What you should do
From the top of the entries, reproduce each line exactly, stopping after the line that contains "var priceTicks = [7800,9000,10200,11400,12600,13800];". Omit pictures.

Dataset rows:
--- Begin ---
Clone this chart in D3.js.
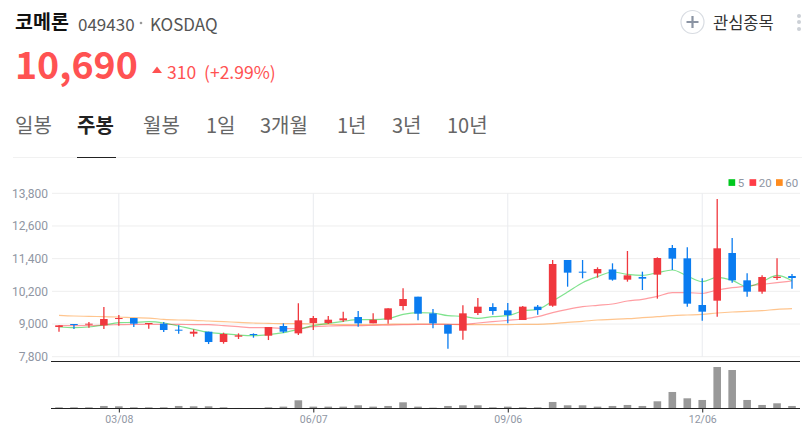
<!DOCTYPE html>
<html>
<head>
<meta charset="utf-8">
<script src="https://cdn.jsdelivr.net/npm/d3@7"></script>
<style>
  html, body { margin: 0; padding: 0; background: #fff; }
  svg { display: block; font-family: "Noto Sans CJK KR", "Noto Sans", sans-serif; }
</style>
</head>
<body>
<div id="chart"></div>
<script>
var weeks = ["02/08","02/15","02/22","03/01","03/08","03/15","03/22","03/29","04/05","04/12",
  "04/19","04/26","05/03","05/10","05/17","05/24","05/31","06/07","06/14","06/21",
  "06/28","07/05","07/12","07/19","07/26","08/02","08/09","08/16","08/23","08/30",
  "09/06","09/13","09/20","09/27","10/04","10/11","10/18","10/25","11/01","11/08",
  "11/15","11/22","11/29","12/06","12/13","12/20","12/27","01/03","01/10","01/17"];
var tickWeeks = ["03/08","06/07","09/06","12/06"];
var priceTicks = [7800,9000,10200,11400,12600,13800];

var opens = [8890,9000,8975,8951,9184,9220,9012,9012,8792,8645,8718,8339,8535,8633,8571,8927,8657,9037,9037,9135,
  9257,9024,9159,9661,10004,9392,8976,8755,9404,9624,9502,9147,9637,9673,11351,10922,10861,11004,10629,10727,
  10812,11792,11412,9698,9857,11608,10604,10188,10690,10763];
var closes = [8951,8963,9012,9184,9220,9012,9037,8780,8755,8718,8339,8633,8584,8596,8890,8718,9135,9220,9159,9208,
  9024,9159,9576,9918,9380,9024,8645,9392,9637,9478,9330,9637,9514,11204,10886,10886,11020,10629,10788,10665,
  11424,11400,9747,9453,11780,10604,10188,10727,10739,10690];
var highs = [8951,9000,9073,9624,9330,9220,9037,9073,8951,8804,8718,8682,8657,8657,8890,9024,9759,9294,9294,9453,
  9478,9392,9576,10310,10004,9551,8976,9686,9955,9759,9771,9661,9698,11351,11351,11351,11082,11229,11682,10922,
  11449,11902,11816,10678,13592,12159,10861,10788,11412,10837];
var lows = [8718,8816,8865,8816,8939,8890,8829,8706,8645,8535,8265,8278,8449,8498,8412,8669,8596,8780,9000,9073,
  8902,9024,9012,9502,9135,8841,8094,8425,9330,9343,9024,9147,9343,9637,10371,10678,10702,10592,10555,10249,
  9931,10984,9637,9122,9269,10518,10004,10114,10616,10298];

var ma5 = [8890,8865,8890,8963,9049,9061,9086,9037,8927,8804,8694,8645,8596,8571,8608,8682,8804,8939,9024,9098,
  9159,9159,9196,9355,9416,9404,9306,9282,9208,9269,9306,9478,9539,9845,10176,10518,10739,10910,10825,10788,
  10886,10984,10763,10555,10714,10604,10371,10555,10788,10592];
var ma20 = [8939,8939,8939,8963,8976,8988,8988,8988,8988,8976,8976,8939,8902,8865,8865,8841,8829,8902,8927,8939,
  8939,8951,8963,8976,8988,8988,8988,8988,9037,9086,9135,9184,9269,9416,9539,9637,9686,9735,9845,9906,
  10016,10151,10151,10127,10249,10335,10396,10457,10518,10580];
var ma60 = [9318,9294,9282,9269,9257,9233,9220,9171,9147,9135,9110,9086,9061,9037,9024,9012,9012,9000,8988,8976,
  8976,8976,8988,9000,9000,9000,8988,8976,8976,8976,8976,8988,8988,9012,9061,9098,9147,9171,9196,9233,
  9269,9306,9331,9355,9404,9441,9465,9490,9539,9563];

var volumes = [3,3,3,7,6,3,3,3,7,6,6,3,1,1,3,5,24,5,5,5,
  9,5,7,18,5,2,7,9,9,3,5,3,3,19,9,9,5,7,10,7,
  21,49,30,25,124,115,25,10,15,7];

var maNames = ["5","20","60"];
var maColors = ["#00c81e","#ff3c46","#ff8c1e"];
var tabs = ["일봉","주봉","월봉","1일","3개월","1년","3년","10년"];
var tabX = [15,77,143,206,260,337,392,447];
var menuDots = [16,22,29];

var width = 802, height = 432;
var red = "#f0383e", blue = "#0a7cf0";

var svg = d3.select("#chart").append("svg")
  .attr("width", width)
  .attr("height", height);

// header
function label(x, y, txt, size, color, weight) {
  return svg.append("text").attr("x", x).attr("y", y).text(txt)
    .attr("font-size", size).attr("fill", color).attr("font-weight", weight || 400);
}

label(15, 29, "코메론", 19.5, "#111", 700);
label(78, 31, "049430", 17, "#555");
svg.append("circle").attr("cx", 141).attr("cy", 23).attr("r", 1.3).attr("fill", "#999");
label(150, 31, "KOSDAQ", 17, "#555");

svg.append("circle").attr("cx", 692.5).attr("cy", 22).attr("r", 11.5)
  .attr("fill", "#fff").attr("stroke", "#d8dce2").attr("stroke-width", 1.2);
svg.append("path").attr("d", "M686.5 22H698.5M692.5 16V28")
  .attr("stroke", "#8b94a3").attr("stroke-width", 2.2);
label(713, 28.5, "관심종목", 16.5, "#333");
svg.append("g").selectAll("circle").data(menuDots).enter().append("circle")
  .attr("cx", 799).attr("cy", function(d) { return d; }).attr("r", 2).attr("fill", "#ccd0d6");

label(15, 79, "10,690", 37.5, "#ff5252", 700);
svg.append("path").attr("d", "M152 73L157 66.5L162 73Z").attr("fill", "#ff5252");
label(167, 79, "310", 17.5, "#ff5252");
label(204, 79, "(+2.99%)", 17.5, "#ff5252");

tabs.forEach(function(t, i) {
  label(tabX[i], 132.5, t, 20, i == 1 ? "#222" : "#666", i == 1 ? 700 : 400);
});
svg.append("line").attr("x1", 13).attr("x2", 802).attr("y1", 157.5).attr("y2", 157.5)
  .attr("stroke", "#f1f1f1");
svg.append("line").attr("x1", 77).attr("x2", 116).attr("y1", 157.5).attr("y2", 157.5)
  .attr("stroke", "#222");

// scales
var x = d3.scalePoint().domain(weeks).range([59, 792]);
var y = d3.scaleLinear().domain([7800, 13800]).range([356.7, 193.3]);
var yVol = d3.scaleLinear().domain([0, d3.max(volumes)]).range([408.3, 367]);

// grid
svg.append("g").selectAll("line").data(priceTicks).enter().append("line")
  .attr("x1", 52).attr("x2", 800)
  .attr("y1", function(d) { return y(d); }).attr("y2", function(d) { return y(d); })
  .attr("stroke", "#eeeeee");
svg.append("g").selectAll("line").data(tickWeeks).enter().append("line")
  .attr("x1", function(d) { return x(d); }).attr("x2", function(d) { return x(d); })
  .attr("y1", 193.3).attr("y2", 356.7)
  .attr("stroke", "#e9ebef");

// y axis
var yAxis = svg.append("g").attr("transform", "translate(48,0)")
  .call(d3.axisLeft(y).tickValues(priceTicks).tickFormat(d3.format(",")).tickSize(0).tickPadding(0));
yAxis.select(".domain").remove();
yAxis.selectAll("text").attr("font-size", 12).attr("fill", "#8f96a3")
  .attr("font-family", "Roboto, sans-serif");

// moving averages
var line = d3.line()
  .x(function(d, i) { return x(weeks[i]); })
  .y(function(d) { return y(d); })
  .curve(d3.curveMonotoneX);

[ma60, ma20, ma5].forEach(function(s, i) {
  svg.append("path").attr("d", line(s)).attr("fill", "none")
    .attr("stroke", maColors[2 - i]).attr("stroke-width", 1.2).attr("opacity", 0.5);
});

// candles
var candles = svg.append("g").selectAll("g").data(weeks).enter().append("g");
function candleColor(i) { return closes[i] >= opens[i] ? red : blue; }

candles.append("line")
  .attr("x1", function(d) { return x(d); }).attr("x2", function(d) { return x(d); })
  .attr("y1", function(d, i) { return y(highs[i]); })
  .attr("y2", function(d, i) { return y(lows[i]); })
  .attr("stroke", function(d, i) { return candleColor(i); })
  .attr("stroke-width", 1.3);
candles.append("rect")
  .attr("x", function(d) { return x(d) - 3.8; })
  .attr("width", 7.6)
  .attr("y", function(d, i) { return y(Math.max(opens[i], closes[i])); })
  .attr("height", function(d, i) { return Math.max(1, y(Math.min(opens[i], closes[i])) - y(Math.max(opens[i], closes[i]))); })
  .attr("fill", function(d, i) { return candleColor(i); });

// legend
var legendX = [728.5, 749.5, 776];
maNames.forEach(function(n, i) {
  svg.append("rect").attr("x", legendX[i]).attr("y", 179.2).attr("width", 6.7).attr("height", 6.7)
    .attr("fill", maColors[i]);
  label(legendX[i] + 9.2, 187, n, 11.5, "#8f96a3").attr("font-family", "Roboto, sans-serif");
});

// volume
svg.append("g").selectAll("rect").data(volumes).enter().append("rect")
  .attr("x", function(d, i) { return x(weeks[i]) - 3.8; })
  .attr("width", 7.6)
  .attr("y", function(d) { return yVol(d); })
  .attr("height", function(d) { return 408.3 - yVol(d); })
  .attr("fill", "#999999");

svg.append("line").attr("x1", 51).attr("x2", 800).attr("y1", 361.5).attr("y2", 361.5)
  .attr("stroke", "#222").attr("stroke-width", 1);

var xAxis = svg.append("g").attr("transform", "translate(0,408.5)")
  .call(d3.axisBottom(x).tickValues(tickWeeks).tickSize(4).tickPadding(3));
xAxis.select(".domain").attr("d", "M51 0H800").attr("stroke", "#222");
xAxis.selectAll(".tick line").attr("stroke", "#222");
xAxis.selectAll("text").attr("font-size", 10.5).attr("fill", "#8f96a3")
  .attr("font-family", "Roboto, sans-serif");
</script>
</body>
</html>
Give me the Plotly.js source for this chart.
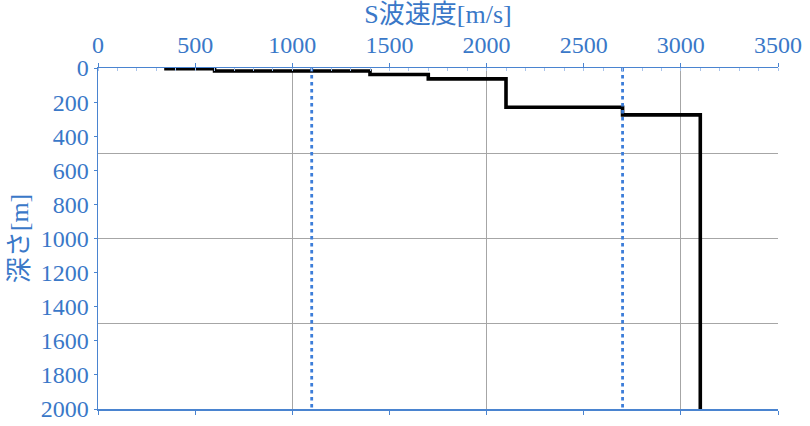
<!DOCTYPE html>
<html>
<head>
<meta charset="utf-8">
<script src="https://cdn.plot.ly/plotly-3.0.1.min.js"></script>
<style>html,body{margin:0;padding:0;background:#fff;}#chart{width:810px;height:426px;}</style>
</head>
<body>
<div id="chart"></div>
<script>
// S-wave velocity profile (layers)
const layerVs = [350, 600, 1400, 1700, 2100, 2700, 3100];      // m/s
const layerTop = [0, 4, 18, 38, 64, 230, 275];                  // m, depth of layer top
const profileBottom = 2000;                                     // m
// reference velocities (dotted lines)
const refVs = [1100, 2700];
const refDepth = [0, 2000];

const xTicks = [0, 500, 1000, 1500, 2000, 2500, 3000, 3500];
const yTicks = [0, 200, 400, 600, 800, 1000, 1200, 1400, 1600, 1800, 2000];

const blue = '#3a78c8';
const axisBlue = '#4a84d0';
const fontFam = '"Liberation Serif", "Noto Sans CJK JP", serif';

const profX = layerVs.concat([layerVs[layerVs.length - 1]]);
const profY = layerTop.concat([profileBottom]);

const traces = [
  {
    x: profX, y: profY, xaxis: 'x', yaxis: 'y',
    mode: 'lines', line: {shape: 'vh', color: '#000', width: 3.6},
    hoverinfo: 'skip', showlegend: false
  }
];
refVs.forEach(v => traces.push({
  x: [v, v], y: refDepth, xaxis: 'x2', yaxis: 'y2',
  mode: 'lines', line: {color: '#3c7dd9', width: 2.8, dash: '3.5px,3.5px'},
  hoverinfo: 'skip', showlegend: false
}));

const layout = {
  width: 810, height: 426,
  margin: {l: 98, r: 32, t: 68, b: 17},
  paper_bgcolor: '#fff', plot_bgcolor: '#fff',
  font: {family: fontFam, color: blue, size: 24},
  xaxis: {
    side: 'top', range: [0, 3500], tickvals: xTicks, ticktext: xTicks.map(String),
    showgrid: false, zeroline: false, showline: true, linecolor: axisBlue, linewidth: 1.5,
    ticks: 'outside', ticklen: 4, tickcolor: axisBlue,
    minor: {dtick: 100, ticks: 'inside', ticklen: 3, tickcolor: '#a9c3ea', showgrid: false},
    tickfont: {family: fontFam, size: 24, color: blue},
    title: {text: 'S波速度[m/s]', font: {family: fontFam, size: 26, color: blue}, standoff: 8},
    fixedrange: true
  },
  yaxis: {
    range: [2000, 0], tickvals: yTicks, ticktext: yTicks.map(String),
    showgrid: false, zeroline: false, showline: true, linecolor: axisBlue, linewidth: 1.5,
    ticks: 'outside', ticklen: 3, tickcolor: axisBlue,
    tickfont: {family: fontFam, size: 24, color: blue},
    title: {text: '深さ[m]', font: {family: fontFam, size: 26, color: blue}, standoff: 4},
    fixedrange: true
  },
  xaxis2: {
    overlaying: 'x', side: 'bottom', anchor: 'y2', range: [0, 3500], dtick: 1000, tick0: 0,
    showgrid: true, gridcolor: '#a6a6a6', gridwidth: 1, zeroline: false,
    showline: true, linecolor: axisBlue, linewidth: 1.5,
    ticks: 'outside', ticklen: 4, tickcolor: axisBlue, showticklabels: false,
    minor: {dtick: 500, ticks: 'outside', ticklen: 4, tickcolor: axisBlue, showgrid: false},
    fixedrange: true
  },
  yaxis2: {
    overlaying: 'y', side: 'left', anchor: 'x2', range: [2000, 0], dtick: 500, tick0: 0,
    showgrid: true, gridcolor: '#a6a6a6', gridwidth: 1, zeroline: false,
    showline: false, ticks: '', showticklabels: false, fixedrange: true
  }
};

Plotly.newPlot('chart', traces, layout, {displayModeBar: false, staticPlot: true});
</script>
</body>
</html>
--- End ---
Exercise response
Clone this chart in D3.js.
<!DOCTYPE html>
<html>
<head>
<meta charset="utf-8">
<script src="https://cdn.jsdelivr.net/npm/d3@7"></script>
<style>
  html, body { margin: 0; padding: 0; background: #fff; }
  svg { display: block; font-family: "Noto Sans CJK KR", "Noto Sans", sans-serif; }
</style>
</head>
<body>
<div id="chart"></div>
<script>
var weeks = ["02/08","02/15","02/22","03/01","03/08","03/15","03/22","03/29","04/05","04/12",
  "04/19","04/26","05/03","05/10","05/17","05/24","05/31","06/07","06/14","06/21",
  "06/28","07/05","07/12","07/19","07/26","08/02","08/09","08/16","08/23","08/30",
  "09/06","09/13","09/20","09/27","10/04","10/11","10/18","10/25","11/01","11/08",
  "11/15","11/22","11/29","12/06","12/13","12/20","12/27","01/03","01/10","01/17"];
var tickWeeks = ["03/08","06/07","09/06","12/06"];
var priceTicks = [7800,9000,10200,11400,12600,13800];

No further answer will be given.